Stored data:
* * * * * * * * *

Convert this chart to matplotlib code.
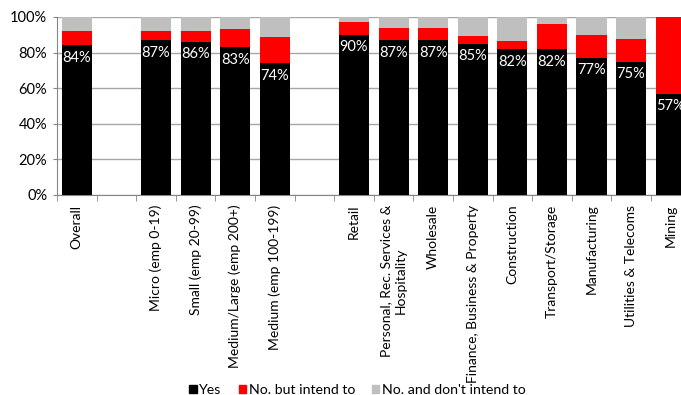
import numpy as np
import matplotlib.pyplot as plt
from matplotlib.patches import Patch

plt.rcParams['font.family'] = ['Lato', 'DejaVu Sans']

# blank entries are spacer slots between the groups
categories = ['Overall', '', 'Micro (emp 0-19)', 'Small (emp 20-99)',
              'Medium/Large (emp 200+)', 'Medium (emp 100-199)', '',
              'Retail', 'Personal, Rec. Services &\nHospitality', 'Wholesale',
              'Finance, Business & Property', 'Construction', 'Transport/Storage',
              'Manufacturing', 'Utilities & Telecoms', 'Mining']
yes = [84, None, 87, 86, 83, 74, None, 90, 87, 87, 85, 82, 82, 77, 75, 57]
intend = [8, None, 5, 6, 10, 15, None, 7, 7, 7, 4.5, 4.3, 14, 13, 12.5, 43]

yes_v = np.array([np.nan if v is None else v for v in yes], dtype=float)
intend_v = np.array([np.nan if v is None else v for v in intend], dtype=float)
no_v = 100 - yes_v - intend_v
x = np.arange(len(categories))

fig = plt.figure(figsize=(6.81, 3.95), dpi=100)
ax = fig.add_axes([57 / 681, 200 / 395, 624 / 681, 178 / 395])

w = 0.76
ax.bar(x, yes_v, w, color='black', label='Yes', zorder=3)
ax.bar(x, intend_v, w, bottom=yes_v, color='#ff0000', label='No. but intend to', zorder=3)
ax.bar(x, no_v, w, bottom=yes_v + intend_v, color='#bfbfbf',
       label="No. and don't intend to", zorder=3)

for xi, v in zip(x, yes_v):
    if np.isnan(v):
        continue
    ax.annotate(f'{v:.0f}%', (xi, v), xytext=(0, -4), textcoords='offset points',
                ha='center', va='top', color='white', fontsize=10.5, zorder=4)

ax.set_yticks(np.arange(0, 101, 20))
ax.set_yticklabels([f'{t}%' for t in range(0, 101, 20)], fontsize=10.5)
ax.yaxis.grid(True, color='#a6a6a6', linewidth=1, zorder=0)
ax.tick_params(axis='y', length=3, color='#868686', pad=4)

ax.set_xticks(x)
ax.set_xticklabels(categories, rotation=90, fontsize=10, va='top', ha='center',
                   multialignment='center')
ax.set_xticks(np.arange(-0.5, 16, 1), minor=True)
ax.tick_params(axis='x', which='major', length=0, pad=7)
ax.tick_params(axis='x', which='minor', length=4, color='#868686')

# limits last so the tick setters don't widen them
ax.set_ylim(0, 100)
ax.set_xlim(-0.5, 15.26)

for s in ['top', 'right']:
    ax.spines[s].set_visible(False)
for s in ['left', 'bottom']:
    ax.spines[s].set_color('#868686')

handles = [Patch(color='black'), Patch(color='#ff0000'), Patch(color='#bfbfbf')]
fig.legend(handles, ['Yes', 'No. but intend to', "No. and don't intend to"],
           loc='lower center', bbox_to_anchor=(0.525, -0.035), ncol=3, frameon=False,
           fontsize=10.2, handlelength=0.5, handleheight=0.5, handletextpad=0.2,
           columnspacing=1.2)

fig.savefig('out.png', dpi=100)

* * * * * * * * *

Prompt: Each line in the listing above either holds the string "matplotlib" or does not; state how many do, giving the number only.

Answer for the task: 3